In these retirement years I have become a watcher. I am aware that I am paying attention to life around me more than I used to do. No longer do I feel like I am hurrying to nowhere fast. At least, such is true part of the time. A slower pace has created more time to watch. This watching has made me more of a people watcher. Today while waiting for a bag of lunch in a fast food eatery, I watched a guy at the table across the room as he watched the laptop open on his table. He was from the wrinkles on his face and the graying around his face pushing fifty. He had finished eating and was intently watching whatever was on the screen.
So, he was oblivious to most everything even an older people watcher across the room. What really caught my attention was his feet. The music filling the air was a little faster than most hymns are sung on Sunday morning in church, it was loud, and it had a strong beat. I wondered as I watched if he knew his feet were dancing while every other part of it was still as a rock planted in cement. Up and down with music they went and when the music stopped, they stopped as well. Nothing else changed.

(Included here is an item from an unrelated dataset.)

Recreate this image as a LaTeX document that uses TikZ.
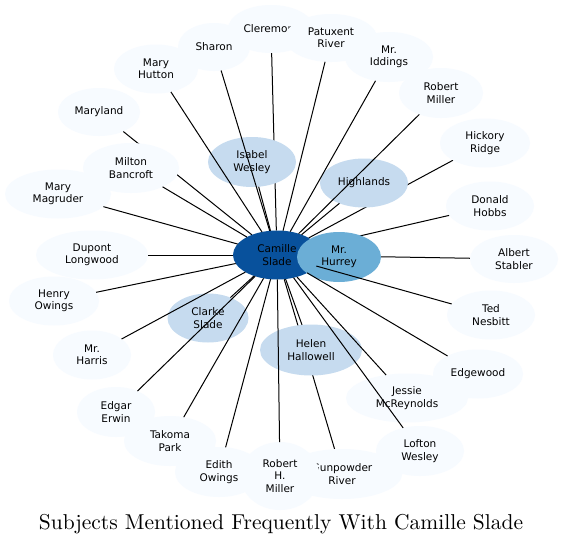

The guy kinda reminded me of what it is like to be a United Methodist. We sit still as rock in worship, but every now and then there rises up within us a need to raise our hands in praise, so we turn them over with palms up on our knees, or we hear some powerful music and our toes start tapping like we about to square dance, or we hear a profound spiritual truth that requires that we become like the old time shouting Methodist and we softly whisper "Amen." All the while the rest of shows no awareness that something is stirring some place deep within us. We just sit there like a room full of rocks poured in cement. Every now and again we should get up and dance!